ここで僕が「美術」というのは、だれもが漠然とでもそれぞれに思い浮かべるであろう古今東西の美術やそれらの作品のことでもなく、またカタカナの「アート」に取って代わられようとする日本の美術全体のことでも
ない。それは少なくとも僕が関わることのできたこの40年間の、ちょうど真ん中で起きた〈現代美術の崩壊〉
という経験の後に現れ、そしてこれから現れるであろう新たな表現の試みのことなのだ。

その上で、ひとつの「話題」を起点にして「美術」というものをすこし考えてみたい。 

その話しとは、

現在、国内外で活躍する日本の著名なひとりの美術家が2014年に出版した自著の中で、ある書店員が
その作家に次のような素朴な質問を投げかけていることだ。

「何が美術とそうでないものを分つのでしょうか」、と。

これはつまり、「美術」と呼ばれるものと「美術でないもの」とは一体どう違うのか。そしてその「美術とは
何なのか」、という素朴というよりも、かなり根源的な鋭い問いなのである。

それに対してこの著名な美術家は、その回答ともつかない回答の中で次のような言葉を述べていた。

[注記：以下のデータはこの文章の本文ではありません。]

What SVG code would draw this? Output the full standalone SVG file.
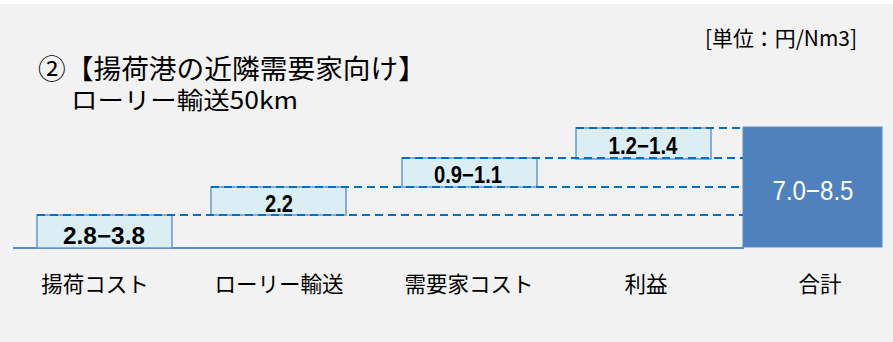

「そもそも『美術』という漢字二文字自体が現在急速に死語化の道をたどっています。今はもう『美術』の時代じゃない。『美術』のかわりに『アート』というカタカナ三文字がとってかわろうとしています。『美術』から『アート』へ。この美の『カジュアル化』現象は、もうあと戻りが難しいかもしれません」

はたしてこれは、その書店員の質問の「答え」になっていたのだろうか。この作家の展望通り、この国の現状は、未来は、そうなって行くのだろうか。

じっさい、現在の日本の趨勢は「美術」ではなく、「アート」という「カジュアル化」に一層拍車をかけているようだ。ただ何度も
言うが日本の「アート」の行き着く先は、けっして世界の“ART”には到らないと僕は思う。西洋の芸術の概念を
矮小化し空洞化しただけのカタカナの「アート」を欧米語には逆翻訳すらできない。なぜならそれは日本国内
だけで消費されるのみの、通俗化した流通語でしかないからだ。「アート界」などという語がなんの抵抗もなく平然とメディアで使われているのである。

そもそも、「アート」は「ART」の日本的表音にすぎず、まったくちがう位相にある。ARTの翻訳語であった
はずの 「芸術(美術)」は、翻訳以前の西洋の「ART」の概念を、同じ意味を、日本の近代語として受容し
誕生した言葉であったことを忘れてはならない。

カタカナの「アート」は決して翻訳語ではない。無批判な「アート」の乱用やその氾濫は、むしろ日本という
近代が生んだ翻訳語を、母語を、自ら破棄するものと言ってもよい。それはつまり、私たちが世界と対峙する
ために問うべき、「芸術の概念」をも放棄したも同然の状態だと、僕は受けとめている。

だから現在のこのような日本に生まれ、世界の中でみずからを試すには、直接海外へ出て「芸術」を学び、
そのまま拠点を持とうとする若い作家たちが出てくるのも当然のことなのだ。
グローバルとはそういうことを指すのではない。